▶ _EXERCISE AIM_: Can you write out every line from the start of the records below through the line containing "height=3.24cm] (contenido) at", leaving out any pictures?

▶ _WORKING DATA_:

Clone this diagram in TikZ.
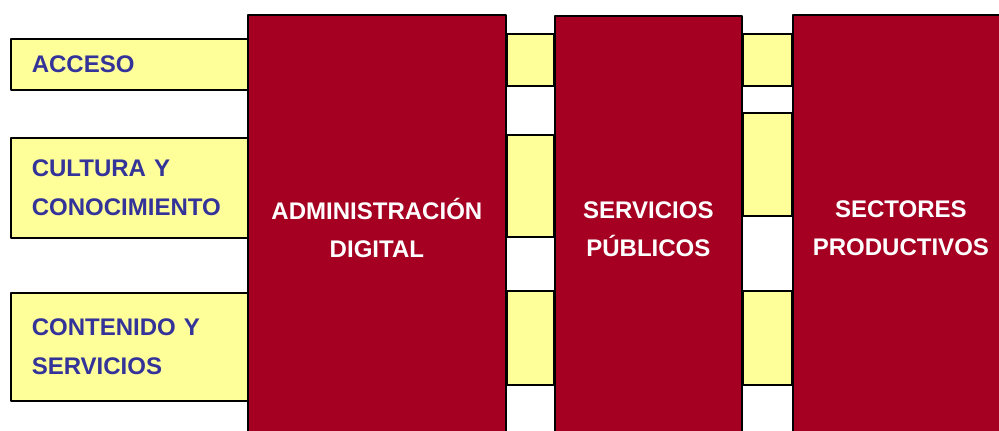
\documentclass[tikz,border=0pt]{standalone}
\usepackage{fontspec}
\setmainfont{Liberation Sans}
\definecolor{vino}{HTML}{A50021}
\definecolor{crema}{HTML}{FFFF99}
\definecolor{azul}{HTML}{333399}

\begin{document}
\begin{tikzpicture}[x=0.03cm,y=-0.03cm,line join=round,
  font=\bfseries\fontsize{20.5}{32.5}\selectfont,
  franja/.style={draw,line width=1.3pt,fill=crema,anchor=north west,inner ysep=0pt,
    inner xsep=0.63cm,text width=5.85cm,align=left,text=azul,minimum width=7.11cm},
  barra/.style={draw,line width=1.3pt,fill=crema},
  bloque/.style={draw,line width=1.5pt,fill=vino,anchor=north west,inner sep=0pt,
    text=white,align=center,minimum height=12.78cm}]

\useasboundingbox (0,0) rectangle (999,431);
\clip (0,0) rectangle (999,431);

% columna izquierda
\node[franja,minimum height=1.53cm] (acceso) at (10,38) {ACCESO};
\node[franja,minimum height=3.0cm] (cultura) at (10,137) {CULTURA Y\\CONOCIMIENTO};
\node[franja,minimum height=3.24cm] (contenido) at (10,292) {CONTENIDO Y\\SERVICIOS};

% bloques
\node[bloque,minimum width=7.74cm] (admin) at (247,14) {ADMINISTRACIÓN\\DIGITAL};
\node[bloque,minimum width=5.61cm] (servicios) at (554,15) {SERVICIOS\\PÚBLICOS};
\node[bloque,minimum width=6.48cm] (sectores) at (792,14) {SECTORES\\PRODUCTIVOS};

% barras entre bloques
\draw[barra] (admin.east |- 0,34) rectangle (servicios.west |- 0,86);
\draw[barra] (admin.east |- 0,135) rectangle (servicios.west |- 0,237);
\draw[barra] (admin.east |- 0,291) rectangle (servicios.west |- 0,385);
\draw[barra] (servicios.east |- 0,34) rectangle (sectores.west |- 0,86);
\draw[barra] (servicios.east |- 0,113) rectangle (sectores.west |- 0,216);
\draw[barra] (servicios.east |- 0,291) rectangle (sectores.west |- 0,385);

\end{tikzpicture}
\end{document}
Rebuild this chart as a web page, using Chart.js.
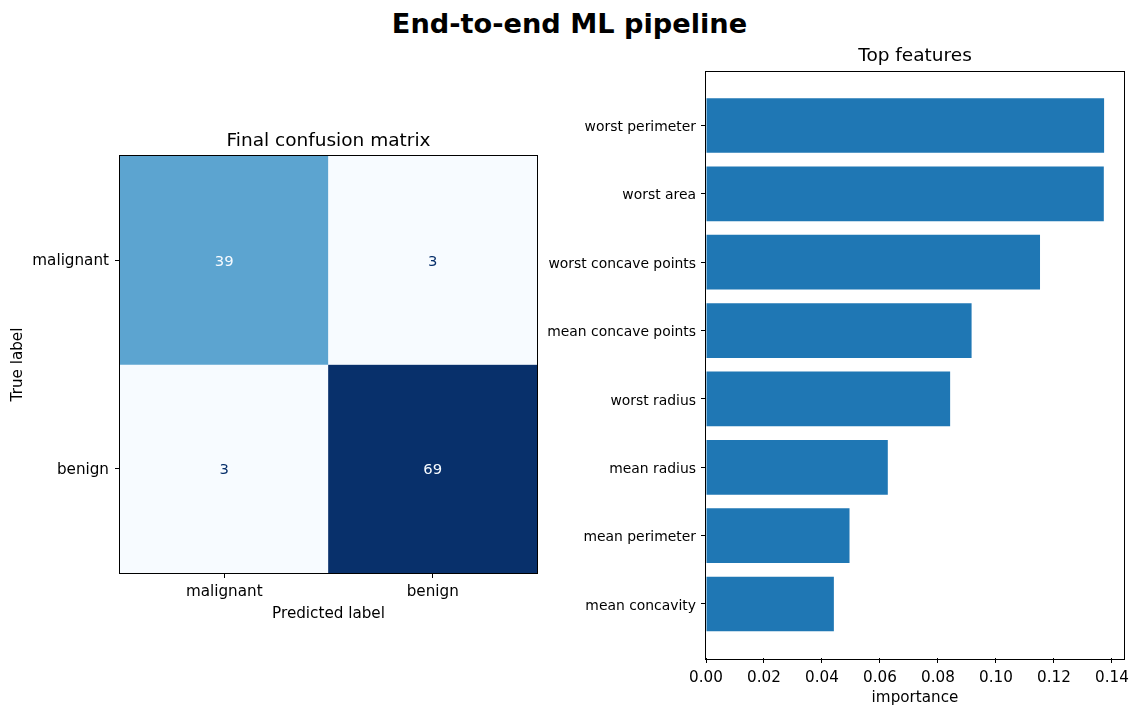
<!DOCTYPE html>
<html>
<head>
<meta charset="utf-8">
<title>End-to-end ML pipeline</title>
<script src="https://cdn.jsdelivr.net/npm/chart.js@4.4.0/dist/chart.umd.min.js"></script>
<style>
  html, body { margin: 0; padding: 0; background: #fff; }
  body { width: 1139px; height: 716px; position: relative; overflow: hidden; font-family: 'DejaVu Sans', sans-serif; }
  #suptitle {
    position: absolute; left: 0; top: 8px; width: 1139px;
    text-align: center; font-weight: bold; font-size: 27.2px; line-height: 32px; color: #000;
  }
  #cmWrap { position: absolute; left: 0; top: 100px; }
  #fiWrap { position: absolute; left: 530px; top: 30px; }
</style>
</head>
<body>
<div id="suptitle">End-to-end ML pipeline</div>
<div id="cmWrap"><canvas id="cmChart" width="560" height="560"></canvas></div>
<div id="fiWrap"><canvas id="fiChart" width="609" height="686"></canvas></div>

<script>
// Confusion matrix data (rows = true label, cols = predicted label)
const classLabels = ['malignant', 'benign'];
const confusionRows = [
  [39, 3],
  [3, 69]
];

// Feature importances, listed top to bottom
const featureNames = [
  'worst perimeter',
  'worst area',
  'worst concave points',
  'mean concave points',
  'worst radius',
  'mean radius',
  'mean perimeter',
  'mean concavity'
];
const importanceValues = [0.1373, 0.1372, 0.1152, 0.0916, 0.0842, 0.0627, 0.0495, 0.0441];
const importanceTicks = [0, 0.02, 0.04, 0.06, 0.08, 0.10, 0.12, 0.14];

Chart.defaults.font.family = "'DejaVu Sans', sans-serif";
Chart.defaults.color = '#000';
Chart.defaults.animation = false;

const TICK_FONT = { size: 15.2 };
const LABEL_FONT = { size: 15.2 };
const TITLE_FONT = { size: 18.5, weight: 'normal' };

/**
 * matplotlib "Blues" colormap
 */
const BLUES = ['#f7fbff', '#deebf7', '#c6dbef', '#9ecae1', '#6baed6', '#4292c6', '#2171b5', '#08519c', '#08306b'];

function blues(t) {
  t = Math.min(1, Math.max(0, t));
  const pos = t * (BLUES.length - 1);
  const i = Math.min(Math.floor(pos), BLUES.length - 2);
  const f = pos - i;
  const a = hexToRgb(BLUES[i]);
  const b = hexToRgb(BLUES[i + 1]);
  const c = a.map((v, k) => Math.round(v + (b[k] - v) * f));
  return `rgb(${c[0]}, ${c[1]}, ${c[2]})`;
}

function hexToRgb(hex) {
  const n = parseInt(hex.slice(1), 16);
  return [(n >> 16) & 255, (n >> 8) & 255, n & 255];
}

/**
 * Draws a black frame around the plot area (matplotlib spines)
 */
const framePlugin = {
  id: 'frame',
  afterDraw(chart) {
    const { ctx, chartArea: a } = chart;
    ctx.save();
    ctx.strokeStyle = '#000';
    ctx.lineWidth = 1;
    ctx.strokeRect(Math.round(a.left) - 0.5, Math.round(a.top) - 0.5,
      Math.round(a.right - a.left) + 1, Math.round(a.bottom - a.top) + 1);
    ctx.restore();
  }
};

// Confusion matrix --------------------------------------------------------
const allCounts = confusionRows.flat();
const vmin = Math.min(...allCounts);
const vmax = Math.max(...allCounts);
const threshold = (vmin + vmax) / 2;

/**
 * Writes the count in the middle of each cell
 */
const cellTextPlugin = {
  id: 'cellText',
  afterDatasetsDraw(chart) {
    const { ctx, scales } = chart;
    ctx.save();
    ctx.font = `14.8px 'DejaVu Sans', sans-serif`;
    ctx.textAlign = 'center';
    ctx.textBaseline = 'middle';
    confusionRows.forEach((row, i) => {
      row.forEach((v, j) => {
        ctx.fillStyle = v > threshold ? blues(0) : blues(1);
        ctx.fillText(String(v), scales.x.getPixelForValue(j), scales.y.getPixelForValue(i + 0.5) + 1.5);
      });
    });
    ctx.restore();
  }
};

new Chart(document.getElementById('cmChart'), {
  type: 'bar',
  data: {
    labels: classLabels,
    datasets: confusionRows.map((row, i) => ({
      data: row.map(() => [i, i + 1]),
      backgroundColor: row.map(v => blues((v - vmin) / (vmax - vmin))),
      borderWidth: 0,
      grouped: false,
      barPercentage: 1,
      categoryPercentage: 1
    }))
  },
  options: {
    responsive: false,
    devicePixelRatio: 1,
    layout: { padding: { left: 0, right: 23, top: 0, bottom: 0 } },
    plugins: {
      legend: { display: false },
      tooltip: { enabled: false },
      title: {
        display: true,
        fullSize: false,
        text: 'Final confusion matrix',
        font: TITLE_FONT,
        color: '#000',
        padding: { top: 30, bottom: 3.8 }
      }
    },
    scales: {
      x: {
        type: 'category',
        offset: true,
        grid: { offset: false, drawOnChartArea: false, tickLength: 5, tickColor: '#000' },
        border: { display: false },
        ticks: { font: TICK_FONT, color: '#000', padding: 4.5, maxRotation: 0 },
        title: { display: true, text: 'Predicted label', font: LABEL_FONT, color: '#000', padding: { top: 0, bottom: 37 } },
        afterFit: s => { s.height = 87; }
      },
      y: {
        type: 'linear',
        min: 0,
        max: classLabels.length,
        reverse: true,
        afterBuildTicks: s => { s.ticks = classLabels.map((_, i) => ({ value: i + 0.5 })); },
        grid: { drawOnChartArea: false, tickLength: 5, tickColor: '#000' },
        border: { display: false },
        ticks: {
          font: TICK_FONT, color: '#000', padding: 6, autoSkip: false, maxRotation: 0, labelOffset: 1,
          callback: (value, index) => classLabels[index]
        },
        title: { display: true, text: 'True label', font: LABEL_FONT, color: '#000', padding: { top: 8.5, bottom: 0 } },
        afterFit: s => { s.width = 120; }
      }
    }
  },
  plugins: [framePlugin, cellTextPlugin]
});

// Feature importances -----------------------------------------------------
const yPad = 0.05 * (featureNames.length - 1 + 0.8);

new Chart(document.getElementById('fiChart'), {
  type: 'bar',
  data: {
    datasets: [{
      data: featureNames.map((name, i) => ({ x: importanceValues[i], y: i })),
      backgroundColor: '#1f77b4',
      borderWidth: 0,
      barPercentage: 0.8,
      categoryPercentage: 1
    }]
  },
  options: {
    indexAxis: 'y',
    responsive: false,
    devicePixelRatio: 1,
    layout: { padding: { left: 0, right: 15, top: 0, bottom: 0 } },
    plugins: {
      legend: { display: false },
      tooltip: { enabled: false },
      title: {
        display: true,
        fullSize: false,
        text: 'Top features',
        font: TITLE_FONT,
        color: '#000',
        padding: { top: 15, bottom: 4.3 }
      }
    },
    scales: {
      x: {
        type: 'linear',
        min: 0,
        max: Math.max(...importanceValues) * 1.05,
        afterBuildTicks: s => { s.ticks = importanceTicks.map(v => ({ value: v })); },
        grid: { drawOnChartArea: false, tickLength: 5, tickColor: '#000' },
        border: { display: false },
        ticks: { font: TICK_FONT, color: '#000', padding: 5.5, maxRotation: 0, callback: v => v.toFixed(2) },
        title: { display: true, text: 'importance', font: LABEL_FONT, color: '#000', padding: { top: 0, bottom: 8.5 } },
        afterFit: s => { s.height = 58; }
      },
      y: {
        type: 'linear',
        min: -0.4 - yPad,
        max: featureNames.length - 1 + 0.4 + yPad,
        reverse: true,
        offset: false,
        afterBuildTicks: s => { s.ticks = featureNames.map((_, i) => ({ value: i })); },
        grid: { offset: false, drawOnChartArea: false, tickLength: 5, tickColor: '#000' },
        border: { display: false },
        ticks: {
          font: { size: 13.9 }, color: '#000', padding: 5, autoSkip: false, maxRotation: 0, labelOffset: 2,
          callback: (value, index) => featureNames[index]
        },
        afterFit: s => { s.width = 176; }
      }
    }
  },
  plugins: [framePlugin]
});
</script>
</body>
</html>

▶ _FINAL RESULT_:
Clone this diagram in TikZ.
\documentclass[tikz,border=0pt]{standalone}
\usepackage{fontspec}
\setmainfont{Liberation Sans}
\definecolor{vino}{HTML}{A50021}
\definecolor{crema}{HTML}{FFFF99}
\definecolor{azul}{HTML}{333399}

\begin{document}
\begin{tikzpicture}[x=0.03cm,y=-0.03cm,line join=round,
  font=\bfseries\fontsize{20.5}{32.5}\selectfont,
  franja/.style={draw,line width=1.3pt,fill=crema,anchor=north west,inner ysep=0pt,
    inner xsep=0.63cm,text width=5.85cm,align=left,text=azul,minimum width=7.11cm},
  barra/.style={draw,line width=1.3pt,fill=crema},
  bloque/.style={draw,line width=1.5pt,fill=vino,anchor=north west,inner sep=0pt,
    text=white,align=center,minimum height=12.78cm}]

\useasboundingbox (0,0) rectangle (999,431);
\clip (0,0) rectangle (999,431);

% columna izquierda
\node[franja,minimum height=1.53cm] (acceso) at (10,38) {ACCESO};
\node[franja,minimum height=3.0cm] (cultura) at (10,137) {CULTURA Y\\CONOCIMIENTO};
\node[franja,minimum height=3.24cm] (contenido) at (10,292) {CONTENIDO Y\\SERVICIOS};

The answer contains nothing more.